The crash of a Cessna Citation S/II (N666DS) into the Murphy Canyon neighborhood in San Diego left six people aboard dead and several on the ground injured. The aircraft was on an instrument approach to Montgomery-Gibbs Executive Airport (MYF) in heavy night fog when it struck power transmission lines and impacted a residential area about 1.6 nautical miles from the runway displaced threshold. Investigators moved quickly to secure wreckage and begin a formal NTSB inquiry.

The preliminary NTSB findings make this a textbook scenario for asking whether this was a controlled flight into terrain or something different. ADS-B and radar traces show the airplane crossed the final approach fix descending through published altitudes, and the data stream ended at roughly 464 feet mean sea level, about 60 feet above ground level, shortly before the first identified point of contact with power lines some 90 to 95 feet above the ground. In short, the airplane was well below where it should have been on a stabilized instrument approach when it hit obstacles.

Complicating the approach environment were two critical ground-side outages. The NTSB reported that the airport had a long standing outage for the runway alignment indicator lights associated with the MALSR approach lighting system; that condition dated back to March 28, 2022 and was noted in a NOTAM. Separately, the airport automated surface observing system was inoperative at the time of the accident following a power surge. Air traffic control provided weather from Miramar about 4 miles away, but the pilot acknowledged the ASOS outage. The preliminary report also documents that, on final, the pilot keyed his microphone seven times consistent with attempting to activate pilot controlled lighting. Those are important operational details when you are flying an instrument approach into low visibility at night.

The radio transcript cited by the NTSB shows the pilot and controller discussed divert options for a missed approach, yet the pilot responded earlier in the descent that, “I think we’ll be alright.” That decision to continue, and the subsequent descent below published minimum crossing altitudes, illustrates two recurring human factors we see in these accidents. One is continuation bias, where a pilot committed to landing will press on despite deteriorating cues. The other is the hazards of single-pilot operations in complex jets at night and in IMC, especially when ground-based visual cues and reliable automated weather reporting are absent. The preliminary report notes the pilot had an FAA exemption allowing single-pilot operation of that aircraft type.

From a CFIT perspective the elements line up in a worrying way. Controlled flight into terrain is defined by an airworthy aircraft, under positive control, flown into terrain or an obstacle without awareness on the part of the crew.
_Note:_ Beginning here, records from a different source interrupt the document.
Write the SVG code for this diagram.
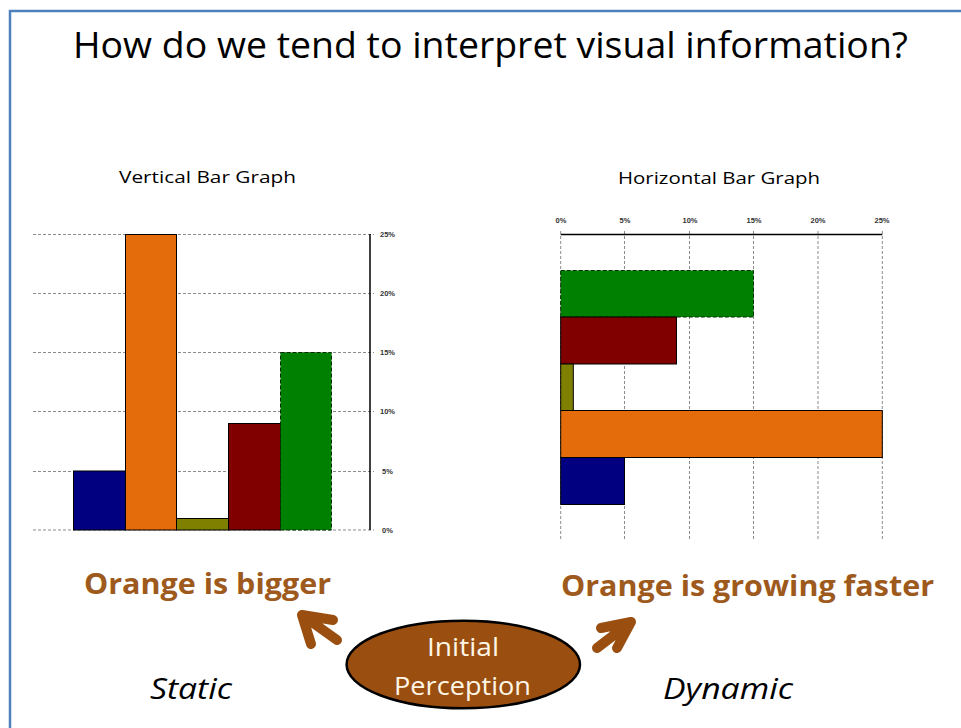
<svg xmlns="http://www.w3.org/2000/svg" width="961" height="728" viewBox="0 0 961 728">
<defs>
<style>
.grid{stroke:#8a8a8a;stroke-width:1;stroke-dasharray:3 2;fill:none}
.axis{stroke:#000;stroke-width:1.5;fill:none}
.tick{font-family:"Liberation Sans",Arial,sans-serif;font-size:7.5px;font-weight:bold;fill:#333}
.sub{font-family:"Open Sans","Noto Sans",sans-serif;font-size:17px;fill:#000}
.bar{stroke:#000;stroke-width:1}
.claim{font-family:"Open Sans","Noto Sans",sans-serif;font-weight:bold;font-size:28px;fill:#9e5a1c}
.mode{font-family:"Open Sans","Noto Sans",sans-serif;font-style:italic;font-size:29px;fill:#000}
.arrow{stroke:#9a4f10;stroke-width:10;stroke-linecap:round;stroke-linejoin:round;fill:none}
.perc{font-family:"Open Sans","Noto Sans",sans-serif;font-size:26px;fill:#fff6e6}
</style>
</defs>
<rect x="0" y="0" width="961" height="728" fill="#fff"/>
<path d="M10 740 V11 H975" fill="none" stroke="#4f81bd" stroke-width="2.5"/>
<text id="title" x="73" y="58" font-family="'Open Sans','Noto Sans',sans-serif" font-size="37" textLength="835" lengthAdjust="spacingAndGlyphs">How do we tend to interpret visual information?</text>

<g id="vertical-chart">
<text class="sub" x="119" y="183" textLength="177" lengthAdjust="spacingAndGlyphs">Vertical Bar Graph</text>
<g class="grid">
<line x1="33" y1="234.5" x2="374" y2="234.5"/>
<line x1="33" y1="293.5" x2="374" y2="293.5"/>
<line x1="33" y1="352.5" x2="374" y2="352.5"/>
<line x1="33" y1="411.5" x2="374" y2="411.5"/>
<line x1="33" y1="471.5" x2="374" y2="471.5"/>
<line x1="33" y1="530" x2="374" y2="530"/>
</g>
<line class="axis" x1="370" y1="234" x2="370" y2="530"/>
<g class="tick">
<text x="380" y="237">25%</text>
<text x="380" y="296">20%</text>
<text x="380" y="355">15%</text>
<text x="380" y="414">10%</text>
<text x="382" y="474">5%</text>
<text x="382" y="533">0%</text>
</g>
<rect class="bar" x="73.5" y="471" width="52" height="59" fill="#000080"/>
<rect class="bar" x="125.5" y="234.5" width="51" height="295.5" fill="#e46c0a"/>
<rect class="bar" x="176.5" y="518.5" width="52" height="11.5" fill="#808000"/>
<rect class="bar" x="228.5" y="423.5" width="52" height="106.5" fill="#800000"/>
<rect x="280.5" y="352.5" width="51" height="177.5" fill="#008000" stroke="#003000" stroke-width="1" stroke-dasharray="4 2"/>
</g>

<g id="horizontal-chart">
<text class="sub" x="618" y="184" textLength="202" lengthAdjust="spacingAndGlyphs">Horizontal Bar Graph</text>
<g class="grid">
<line x1="560.7" y1="231" x2="560.7" y2="540"/>
<line x1="624.5" y1="231" x2="624.5" y2="540"/>
<line x1="689.5" y1="231" x2="689.5" y2="540"/>
<line x1="753.5" y1="231" x2="753.5" y2="540"/>
<line x1="818" y1="231" x2="818" y2="540"/>
<line x1="882.3" y1="231" x2="882.3" y2="540"/>
</g>
<line class="axis" x1="560.7" y1="234.5" x2="882.3" y2="234.5"/>
<g class="tick" text-anchor="middle">
<text x="561" y="223">0%</text>
<text x="625" y="223">5%</text>
<text x="690" y="223">10%</text>
<text x="754" y="223">15%</text>
<text x="818" y="223">20%</text>
<text x="882" y="223">25%</text>
</g>
<rect x="560.7" y="270.5" width="192.8" height="46.5" fill="#008000" stroke="#003000" stroke-width="1" stroke-dasharray="4 2"/>
<rect class="bar" x="560.7" y="317" width="115.8" height="47" fill="#800000"/>
<rect class="bar" x="560.7" y="364" width="12.6" height="46.5" fill="#808000"/>
<rect class="bar" x="560.7" y="410.5" width="321.6" height="47" fill="#e46c0a"/>
<rect class="bar" x="560.7" y="457.5" width="63.8" height="47" fill="#000080"/>
</g>

<g id="label-static-claim"><text class="claim" x="84" y="594" textLength="247" lengthAdjust="spacingAndGlyphs">Orange is bigger</text></g>
<g id="label-dynamic-claim"><text class="claim" x="561" y="596" textLength="373" lengthAdjust="spacingAndGlyphs">Orange is growing faster</text></g>

<g id="initial-perception">
<ellipse cx="463.3" cy="664.5" rx="116.7" ry="43.8" fill="#9a4f10" stroke="#000" stroke-width="2.5"/>
<text class="perc" x="427" y="656" textLength="72" lengthAdjust="spacingAndGlyphs">Initial</text>
<text class="perc" x="394" y="695" textLength="137" lengthAdjust="spacingAndGlyphs">Perception</text>
</g>

<g id="connectors">
<path class="arrow" d="M337 640 L302 615 M302 615 L333 620 M302 615 L311 644"/>
<path class="arrow" d="M597 648 L631 622 M631 622 L601 628 M631 622 L617 648"/>
</g>

<g id="label-static"><text class="mode" x="150" y="699" textLength="82" lengthAdjust="spacingAndGlyphs">Static</text></g>
<g id="label-dynamic"><text class="mode" x="663" y="699" textLength="130" lengthAdjust="spacingAndGlyphs">Dynamic</text></g>
</svg>
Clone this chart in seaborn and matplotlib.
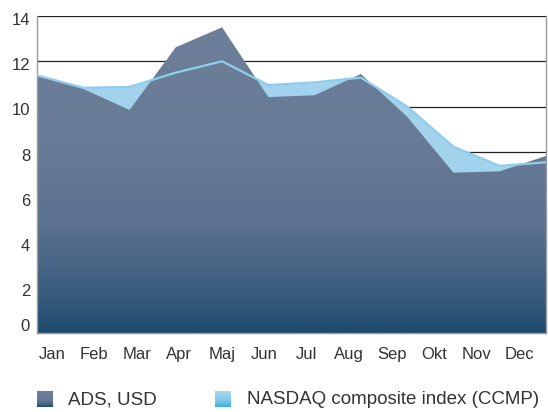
import numpy as np
import matplotlib
matplotlib.use("Agg")
import matplotlib.pyplot as plt
import matplotlib.transforms as mtransforms
from matplotlib.colors import LinearSegmentedColormap
import seaborn as sns

# -----------------------------
# DATA
# -----------------------------
months = ["Jan", "Feb", "Mar", "Apr", "Maj", "Jun", "Jul", "Aug", "Sep", "Okt", "Nov", "Dec"]
ads_usd = [11.35, 10.78, 9.85, 12.62, 13.5, 10.42, 10.5, 11.44, 9.55, 7.08, 7.14, 7.82]
nasdaq = [11.38, 10.83, 10.87, 11.5, 12.0, 10.95, 11.07, 11.28, 10.0, 8.23, 7.38, 7.54]
y_ticks = [0, 2, 4, 6, 8, 10, 12, 14]
legend_labels = ["ADS, USD", "NASDAQ composite index (CCMP)"]

# -----------------------------
# STYLE
# -----------------------------
sns.set_style("white")
plt.rcParams["font.family"] = ["Liberation Sans", "DejaVu Sans"]
text_color = "#333333"

dark_cmap = LinearSegmentedColormap.from_list(
    "ads", [(0.0, "#1c4a6c"), (0.12, "#3a5c7e"), (0.35, "#5c7290"), (0.6, "#687b96"), (1.0, "#6d7f99")])
light_cmap = LinearSegmentedColormap.from_list(
    "nasdaq", [(0.0, "#3aaee0"), (0.5, "#8ccbea"), (1.0, "#a9d6ec")])

fig = plt.figure(figsize=(5.48, 4.12), dpi=100)
ax = fig.add_axes([37 / 548, 1 - 333 / 412, 509 / 548, 317 / 412])

x = np.arange(len(months))

# gridlines behind everything
for v in y_ticks[1:]:
    ax.axhline(v, color="#222222", lw=0.9, zorder=0)

# light area (NASDAQ)
ax.fill_between(x, 0, nasdaq, color="#a3d3ec", lw=0, zorder=1)

# dark area (ADS) with vertical gradient
poly = ax.fill_between(x, 0, ads_usd, color="none", lw=0, zorder=2)
grad = np.linspace(0, 1, 256).reshape(-1, 1)
img = ax.imshow(grad, cmap=dark_cmap, aspect="auto", origin="lower",
                extent=[0, 11, 0, 14], zorder=2)
img.set_clip_path(poly.get_paths()[0], transform=ax.transData)

# NASDAQ line on top
sns.lineplot(x=x, y=nasdaq, ax=ax, color="#8fcdea", lw=1.6, zorder=3)

ax.set_xlim(0, 11)
ax.set_ylim(0, 14)
ax.set_yticks(y_ticks)
ax.set_yticklabels([str(v) for v in y_ticks], fontsize=12, color=text_color)
ax.tick_params(axis="y", length=0, pad=5)
ax.set_xticks(np.linspace(0.32, 10.42, len(months)))
ax.set_xticklabels(months, fontsize=12, color=text_color)
ax.tick_params(axis="x", length=0, pad=10)

# the "0" label sits a bit above the baseline, the others slightly below their lines
for lab in ax.get_yticklabels():
    dy = 6 / 72 if lab.get_text() == "0" else -2 / 72
    lab.set_transform(lab.get_transform() +
                      mtransforms.ScaledTranslation(0, dy, fig.dpi_scale_trans))

for side in ["left", "right", "bottom"]:
    ax.spines[side].set_color("#999999")
    ax.spines[side].set_linewidth(1.0)
ax.spines["top"].set_visible(False)

# -----------------------------
# LEGEND
# -----------------------------
sq_w, sq_h = 16 / 548, 16 / 412
for cmap, lx, tx, label in [(dark_cmap, 37, 68, legend_labels[0]),
                            (light_cmap, 215, 247, legend_labels[1])]:
    lax = fig.add_axes([lx / 548, 1 - 407 / 412, sq_w, sq_h])
    lax.imshow(grad, cmap=cmap, aspect="auto", origin="lower")
    lax.axis("off")
    fig.text(tx / 548, 1 - 400 / 412, label, fontsize=13.5, color=text_color, va="center")

fig.savefig("out.png", dpi=100)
Here we have an aircraft on an instrument approach that descended below published minima while still being flown, contacted obstacles well below the safe profile and impacted terrain in IMC. Absent evidence of catastrophic system failure prior to the descent, those facts are consistent with CFIT as a plausible mode of accident. That said, the NTSB preliminary report does not assign a cause and investigators are still analyzing CVR and FADEC downloads, wreckage, and human factors. Final determinations will await the board’s final report.

Operational takeaways for pilots and operators are immediate and practical. First, if airport approach lighting or weather systems are unreliable, treat the destination as degraded and plan concrete alternates before descent. Second, stabilized approach criteria must be enforced: if you do not have the required visual references at or above the published minima, execute a missed approach without hesitation. Third, single-pilot operations in jets increase workload; operators should evaluate when a second pilot is a prudent risk mitigation, especially for night IMC flights into airports with known outages. Finally, from an airport and regulator perspective, prolonged outages of approach lighting are not academic. If lighting repairs are delayed by paperwork or environmental studies, a risk mitigation plan must be visible to the flying public and explicitly communicated to local operators.

This crash is a reminder that CFIT is not just an old problem of the jet age. It remains a frontline risk any time people choose to continue an approach without required visual cues and without the full complement of ground or aircraft-based guidance. The NTSB preliminary report gives us clear data points: descent below crossing altitudes, approach lighting out of service for years, ASOS inoperative, an attempted pilot activation of lighting, and impact with transmission lines at low altitude. Those facts point toward a controlled flight into terrain scenario as a working hypothesis, pending the NTSB’s final analysis.

As investigators work through cockpit audio, engine control downloads, and wreckage examination, the aviation community should treat this event as both a tragedy and a learning opportunity. The families and the neighborhood suffered real loss. The remaining task is to translate these early findings into improved procedures, clearer NOTAM processes, and better risk management so pilots do not find themselves flying a functioning airplane into obstacles that ought to have been avoided by planning and by conservative decision making.